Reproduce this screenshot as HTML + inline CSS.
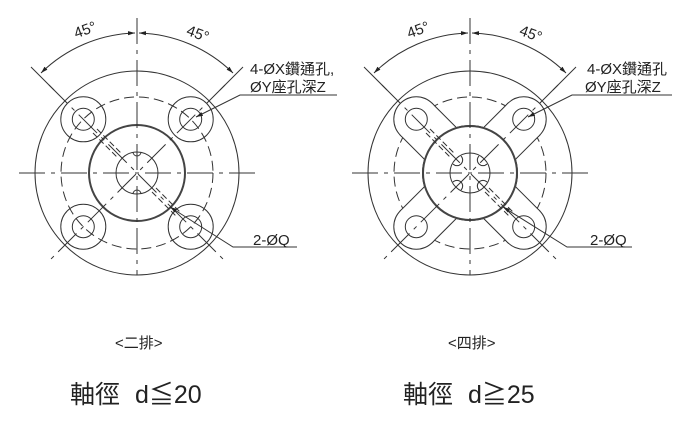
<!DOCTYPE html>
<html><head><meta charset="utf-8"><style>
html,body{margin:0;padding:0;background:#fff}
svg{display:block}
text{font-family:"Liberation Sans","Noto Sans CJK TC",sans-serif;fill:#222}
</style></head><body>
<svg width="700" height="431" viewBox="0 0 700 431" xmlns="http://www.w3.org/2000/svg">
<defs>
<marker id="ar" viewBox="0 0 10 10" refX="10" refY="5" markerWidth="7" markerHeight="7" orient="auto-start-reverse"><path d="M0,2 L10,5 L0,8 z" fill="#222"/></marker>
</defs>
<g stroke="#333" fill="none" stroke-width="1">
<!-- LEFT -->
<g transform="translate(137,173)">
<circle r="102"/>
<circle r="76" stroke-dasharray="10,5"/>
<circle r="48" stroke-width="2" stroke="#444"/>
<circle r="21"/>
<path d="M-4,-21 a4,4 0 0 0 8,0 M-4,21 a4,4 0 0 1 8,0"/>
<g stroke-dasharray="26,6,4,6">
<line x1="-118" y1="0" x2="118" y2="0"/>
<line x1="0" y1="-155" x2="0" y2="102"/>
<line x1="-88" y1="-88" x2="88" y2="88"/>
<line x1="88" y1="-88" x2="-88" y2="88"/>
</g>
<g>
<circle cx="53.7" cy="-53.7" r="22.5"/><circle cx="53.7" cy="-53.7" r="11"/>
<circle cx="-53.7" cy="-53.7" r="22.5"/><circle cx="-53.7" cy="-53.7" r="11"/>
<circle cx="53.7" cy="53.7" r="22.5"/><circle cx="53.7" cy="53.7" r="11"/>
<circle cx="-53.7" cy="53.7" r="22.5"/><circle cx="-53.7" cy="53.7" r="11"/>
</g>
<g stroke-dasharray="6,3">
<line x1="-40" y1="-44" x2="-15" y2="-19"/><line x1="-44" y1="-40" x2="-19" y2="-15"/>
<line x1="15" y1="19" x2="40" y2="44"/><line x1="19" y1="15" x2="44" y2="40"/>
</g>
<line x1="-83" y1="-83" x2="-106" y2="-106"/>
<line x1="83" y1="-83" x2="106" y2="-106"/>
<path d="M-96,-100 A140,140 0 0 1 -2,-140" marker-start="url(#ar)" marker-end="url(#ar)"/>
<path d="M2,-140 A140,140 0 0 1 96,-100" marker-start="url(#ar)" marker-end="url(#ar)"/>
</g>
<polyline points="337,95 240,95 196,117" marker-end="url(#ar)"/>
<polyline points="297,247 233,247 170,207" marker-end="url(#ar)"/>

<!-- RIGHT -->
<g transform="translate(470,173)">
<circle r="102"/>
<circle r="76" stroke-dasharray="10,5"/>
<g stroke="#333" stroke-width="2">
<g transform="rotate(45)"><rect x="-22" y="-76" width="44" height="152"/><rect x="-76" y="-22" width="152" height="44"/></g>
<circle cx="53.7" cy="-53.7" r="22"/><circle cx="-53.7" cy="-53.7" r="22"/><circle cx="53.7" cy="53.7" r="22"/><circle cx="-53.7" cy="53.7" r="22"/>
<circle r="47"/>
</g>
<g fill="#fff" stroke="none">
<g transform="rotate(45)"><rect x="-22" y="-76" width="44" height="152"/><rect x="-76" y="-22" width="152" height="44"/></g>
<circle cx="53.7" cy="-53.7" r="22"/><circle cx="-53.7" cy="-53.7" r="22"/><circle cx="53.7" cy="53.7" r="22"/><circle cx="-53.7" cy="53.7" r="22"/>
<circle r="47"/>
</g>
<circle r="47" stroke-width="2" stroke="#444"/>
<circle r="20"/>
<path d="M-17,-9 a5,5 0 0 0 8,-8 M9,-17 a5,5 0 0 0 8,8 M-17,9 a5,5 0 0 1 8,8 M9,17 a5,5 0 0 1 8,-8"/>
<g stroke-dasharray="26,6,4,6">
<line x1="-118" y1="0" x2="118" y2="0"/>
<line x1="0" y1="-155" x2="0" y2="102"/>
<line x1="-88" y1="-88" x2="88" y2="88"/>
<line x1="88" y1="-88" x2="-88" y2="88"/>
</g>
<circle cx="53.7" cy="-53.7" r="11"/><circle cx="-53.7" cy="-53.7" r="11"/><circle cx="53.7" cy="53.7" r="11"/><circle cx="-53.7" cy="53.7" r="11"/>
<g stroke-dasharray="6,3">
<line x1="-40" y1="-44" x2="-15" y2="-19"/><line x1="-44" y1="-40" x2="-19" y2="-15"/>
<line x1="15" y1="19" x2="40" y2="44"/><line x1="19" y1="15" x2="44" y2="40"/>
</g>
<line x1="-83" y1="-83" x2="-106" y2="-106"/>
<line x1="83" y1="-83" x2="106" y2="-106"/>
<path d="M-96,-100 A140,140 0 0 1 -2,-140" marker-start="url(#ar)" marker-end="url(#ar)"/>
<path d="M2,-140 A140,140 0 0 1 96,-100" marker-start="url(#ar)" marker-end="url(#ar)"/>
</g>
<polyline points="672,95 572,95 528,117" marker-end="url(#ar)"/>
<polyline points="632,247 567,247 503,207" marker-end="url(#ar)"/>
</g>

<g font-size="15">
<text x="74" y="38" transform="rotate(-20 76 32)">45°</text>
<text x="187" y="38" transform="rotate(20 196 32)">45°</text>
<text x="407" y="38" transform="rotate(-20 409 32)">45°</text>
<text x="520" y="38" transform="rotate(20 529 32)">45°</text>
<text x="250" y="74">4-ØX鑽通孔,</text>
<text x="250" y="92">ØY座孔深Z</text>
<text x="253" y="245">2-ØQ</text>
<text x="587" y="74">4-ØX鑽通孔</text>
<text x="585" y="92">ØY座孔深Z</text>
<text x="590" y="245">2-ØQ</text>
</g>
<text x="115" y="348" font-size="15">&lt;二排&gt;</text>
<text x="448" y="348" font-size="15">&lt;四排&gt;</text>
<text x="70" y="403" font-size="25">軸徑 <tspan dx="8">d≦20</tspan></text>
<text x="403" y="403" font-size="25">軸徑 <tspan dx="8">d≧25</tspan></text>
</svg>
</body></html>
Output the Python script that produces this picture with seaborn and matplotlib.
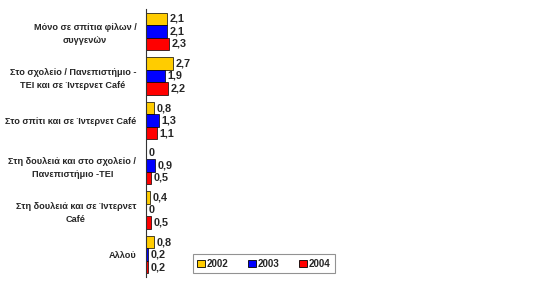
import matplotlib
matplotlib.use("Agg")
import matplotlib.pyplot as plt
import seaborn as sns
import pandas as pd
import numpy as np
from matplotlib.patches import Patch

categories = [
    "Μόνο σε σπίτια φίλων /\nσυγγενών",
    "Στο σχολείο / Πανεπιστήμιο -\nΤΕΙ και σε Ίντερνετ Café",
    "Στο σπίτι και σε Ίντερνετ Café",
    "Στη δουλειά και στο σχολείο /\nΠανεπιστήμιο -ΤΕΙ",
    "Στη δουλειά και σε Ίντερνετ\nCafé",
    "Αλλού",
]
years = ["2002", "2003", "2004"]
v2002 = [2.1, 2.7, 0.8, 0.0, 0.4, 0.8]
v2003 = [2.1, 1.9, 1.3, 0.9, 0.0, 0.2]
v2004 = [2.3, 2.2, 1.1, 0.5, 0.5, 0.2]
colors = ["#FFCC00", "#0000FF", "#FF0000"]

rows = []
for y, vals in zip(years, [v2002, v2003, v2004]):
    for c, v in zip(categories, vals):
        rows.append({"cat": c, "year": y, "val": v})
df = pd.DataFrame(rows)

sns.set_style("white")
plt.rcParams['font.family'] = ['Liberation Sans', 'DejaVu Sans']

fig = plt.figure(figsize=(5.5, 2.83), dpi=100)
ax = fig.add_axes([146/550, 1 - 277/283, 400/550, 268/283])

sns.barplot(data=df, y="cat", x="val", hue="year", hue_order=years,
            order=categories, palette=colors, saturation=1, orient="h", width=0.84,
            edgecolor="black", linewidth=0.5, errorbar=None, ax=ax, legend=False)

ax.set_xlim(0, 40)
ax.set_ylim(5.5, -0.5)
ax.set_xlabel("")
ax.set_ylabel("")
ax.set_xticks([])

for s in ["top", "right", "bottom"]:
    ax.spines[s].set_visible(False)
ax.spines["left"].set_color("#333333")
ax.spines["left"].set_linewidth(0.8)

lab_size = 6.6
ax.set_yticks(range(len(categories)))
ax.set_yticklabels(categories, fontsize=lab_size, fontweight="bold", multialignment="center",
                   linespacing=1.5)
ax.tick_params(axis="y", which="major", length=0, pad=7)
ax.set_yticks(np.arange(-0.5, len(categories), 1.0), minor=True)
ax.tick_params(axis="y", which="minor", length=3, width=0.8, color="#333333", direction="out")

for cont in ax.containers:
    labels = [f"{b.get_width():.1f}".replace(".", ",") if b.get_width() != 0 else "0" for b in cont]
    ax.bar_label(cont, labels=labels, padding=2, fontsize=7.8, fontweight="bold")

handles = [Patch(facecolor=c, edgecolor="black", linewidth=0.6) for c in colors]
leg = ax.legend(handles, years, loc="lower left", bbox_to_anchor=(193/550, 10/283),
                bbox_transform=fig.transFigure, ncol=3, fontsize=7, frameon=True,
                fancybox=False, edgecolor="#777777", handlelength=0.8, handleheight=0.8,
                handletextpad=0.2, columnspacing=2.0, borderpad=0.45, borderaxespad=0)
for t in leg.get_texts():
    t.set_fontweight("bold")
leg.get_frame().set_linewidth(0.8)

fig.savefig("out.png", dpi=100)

• _What to do_
Omit all pictures, then copy the lines between the ones holding "Output the Python" and "errorbar=None, ax=ax, legend=False)", inclusive.

• _Written answer_
Output the Python script that produces this picture with seaborn and matplotlib.
import matplotlib
matplotlib.use("Agg")
import matplotlib.pyplot as plt
import seaborn as sns
import pandas as pd
import numpy as np
from matplotlib.patches import Patch

categories = [
    "Μόνο σε σπίτια φίλων /\nσυγγενών",
    "Στο σχολείο / Πανεπιστήμιο -\nΤΕΙ και σε Ίντερνετ Café",
    "Στο σπίτι και σε Ίντερνετ Café",
    "Στη δουλειά και στο σχολείο /\nΠανεπιστήμιο -ΤΕΙ",
    "Στη δουλειά και σε Ίντερνετ\nCafé",
    "Αλλού",
]
years = ["2002", "2003", "2004"]
v2002 = [2.1, 2.7, 0.8, 0.0, 0.4, 0.8]
v2003 = [2.1, 1.9, 1.3, 0.9, 0.0, 0.2]
v2004 = [2.3, 2.2, 1.1, 0.5, 0.5, 0.2]
colors = ["#FFCC00", "#0000FF", "#FF0000"]

rows = []
for y, vals in zip(years, [v2002, v2003, v2004]):
    for c, v in zip(categories, vals):
        rows.append({"cat": c, "year": y, "val": v})
df = pd.DataFrame(rows)

sns.set_style("white")
plt.rcParams['font.family'] = ['Liberation Sans', 'DejaVu Sans']

fig = plt.figure(figsize=(5.5, 2.83), dpi=100)
ax = fig.add_axes([146/550, 1 - 277/283, 400/550, 268/283])

sns.barplot(data=df, y="cat", x="val", hue="year", hue_order=years,
            order=categories, palette=colors, saturation=1, orient="h", width=0.84,
            edgecolor="black", linewidth=0.5, errorbar=None, ax=ax, legend=False)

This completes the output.